On Oct 17, 2011, at 10:00 AM, Don Wakefield wrote:

I am currently running Leopard on my eMac,

Leopard is about 15-20% slower on PPC Macs than Tiger according to benchmark tests like xBench or GeekBench (you can check either archive of test results to see actual numbers).

and I have been told to run hardware checkup from the original startup disk.

Good idea.

I have been experiencing a variety of nagging irritations with regard to video playback of Youtube files recently. Thinking it was Flash, I switched to HTML5 but the recent stuttering still persists. Cable company claims to be giving me a higher speed than my Broadband Reports tests show and that may indeed be the problem, but you can't fight city hall! Their techs say their test is correct, I am receiving over 8 meg down and since that should be able to take anything Youtube could send they point the finger at my graphics card and that is where the hardware test comes in.
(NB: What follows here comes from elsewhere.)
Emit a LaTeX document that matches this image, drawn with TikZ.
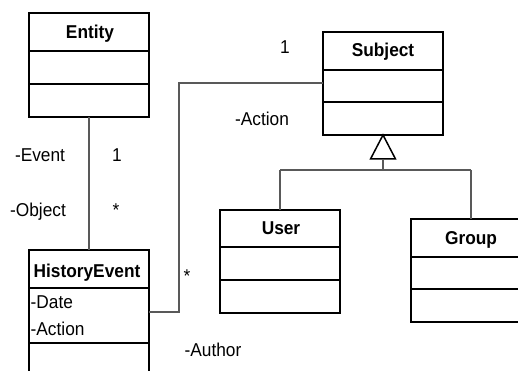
\documentclass[tikz,border=0pt]{standalone}
\usepackage{fontspec}
\setmainfont{Liberation Sans}[FakeStretch=0.93]
\begin{document}
\begin{tikzpicture}[x=1pt,y=-1pt,
  every node/.style={font=\fontsize{18.6}{21}\selectfont},
  cls/.style={draw=black,line width=1.8pt,rectangle,minimum width=120pt,inner sep=0pt,outer sep=0pt,anchor=north west},
  divider/.style={draw=black,line width=1.8pt},
  ctitle/.style={font=\fontsize{18.6}{21}\selectfont\bfseries,anchor=base,inner sep=0pt},
  attr/.style={anchor=base west,inner sep=0pt},
  lbl/.style={anchor=base,inner sep=0pt},
  link/.style={draw=black!65,line width=1.1pt},
  gen/.style={draw=black,line width=1.5pt,fill=white,line join=miter}]
\useasboundingbox (0,0) rectangle (518,371);
\clip (0,0) rectangle (518,371);

% class boxes
\node[cls,minimum height=104pt] (entity) at (29,13) {};
\node[cls,minimum height=103pt] (subject) at (323,32) {};
\node[cls,minimum height=103pt] (user) at (220,210) {};
\node[cls,minimum height=103pt] (group) at (411,219) {};
\node[cls,minimum height=132pt] (history) at (29,250) {};

% compartment dividers
\draw[divider] ([yshift=-38pt]entity.north west) -- ([yshift=-38pt]entity.north east);
\draw[divider] ([yshift=-71pt]entity.north west) -- ([yshift=-71pt]entity.north east);
\draw[divider] ([yshift=-38pt]subject.north west) -- ([yshift=-38pt]subject.north east);
\draw[divider] ([yshift=-70pt]subject.north west) -- ([yshift=-70pt]subject.north east);
\draw[divider] ([yshift=-37pt]user.north west) -- ([yshift=-37pt]user.north east);
\draw[divider] ([yshift=-70pt]user.north west) -- ([yshift=-70pt]user.north east);
\draw[divider] ([yshift=-38pt]group.north west) -- ([yshift=-38pt]group.north east);
\draw[divider] ([yshift=-70pt]group.north west) -- ([yshift=-70pt]group.north east);
\draw[divider] ([yshift=-38pt]history.north west) -- ([yshift=-38pt]history.north east);
\draw[divider] ([yshift=-93pt]history.north west) -- ([yshift=-93pt]history.north east);

% class names
\node[ctitle] (entityname) at (90,39) {Entity};
\node[ctitle] (subjectname) at (383,57) {Subject};
\node[ctitle] (username) at (281,234) {User};
\node[ctitle] (groupname) at (471,244) {Group};
\node[ctitle] (historyname) at (87,277) {HistoryEvent};

% attributes
\node[attr] (hdate) at (30.5,308) {-Date};
\node[attr] (haction) at (30.5,335) {-Action};

% associations
\draw[link] (entity.south) -- (history.north);
\coordinate (bendlow) at (179,312);
\coordinate (bendhigh) at (179,83);
\draw[link] (history.east |- bendlow) -- (bendlow) -- (bendhigh) -- (subject.west |- bendhigh);

% generalization
\draw[gen] (subject.south) -- ++(-12.5,24) -- ++(25,0) -- cycle;
\coordinate (genbase) at (383,159);
\coordinate (genbar) at (383,170);
\draw[link] (genbase) -- (genbar);
\draw[link] (user.north |- genbar) -- (group.north |- genbar);
\draw[link] (user.north |- genbar) -- (user.north);
\draw[link] (group.north |- genbar) -- (group.north);

% role names and multiplicities
\node[lbl] (m1) at (285,54) {1};
\node[lbl] (ract) at (262,126) {-Action};
\node[lbl] (revent) at (40,162) {-Event};
\node[lbl] (m2) at (117,162) {1};
\node[lbl] (robject) at (38,216) {-Object};
\node[lbl] (m3) at (116,216) {*};
\node[lbl] (m4) at (187,282) {*};
\node[lbl] (rauthor) at (213,356) {-Author};
\end{tikzpicture}
\end{document}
Your eMac may be too slow with Leopard, and booting from an external Firewire HD will be slightly slower than an internal HD, but not a lot. If you have time, transferring the HD or reverting back to using the internal HD might help a tiny bit.

When I inserted my original Panther disk, restarted, and depressed the option key, eventually what looked like a boot loader appeared. It showed me several locations of bootable files on various drives. --- I have an old Tiger on the internal 80Gig, the current Leopard on an external 250Gig firewire, and now Panther and hardware checkup icons from the cd in my drive bay. They show up in a line on an otherwise basically grey blank screen.

This is normal behavior.

At this point I can find no way to indicate which of these devices I wish to select. I have tried the arrow keys, clicking the mouse which has turned into a clock face rather than the usual arrow, pushed the tab key, and I have also tried including the option key and most other keys and nothing seems to allow a selection. The big indicating arrow under you selection never appears.

Sounds like a bad keyboard perhaps? Another possibility is corrupted PRAM or NVRAM. Zap the PRAM by holding the Cmd-Opt-P-R keys at startup for several "chimes" and then you should reset the NVRAM by booting holding the Cmd-Opt-O-F keys, and then at the Open Firmware prompt, type:
set-defaults<Return>
reset-all<Return>
where <Return> means hit the Return key. It should respond "ok" to the 1st command, and restart at the 2nd command.

Is the fact that the mouse arrow is a clock face telling me the system is locked in a loop and not ready to offer me a selection choice? I have had it grind with the watch for over 10 minutes without ever returning to the arrow. (I can't believe it should take that long to settle down.)

Again, reset the NVRAM and see if that helps. If not, try another keyboard.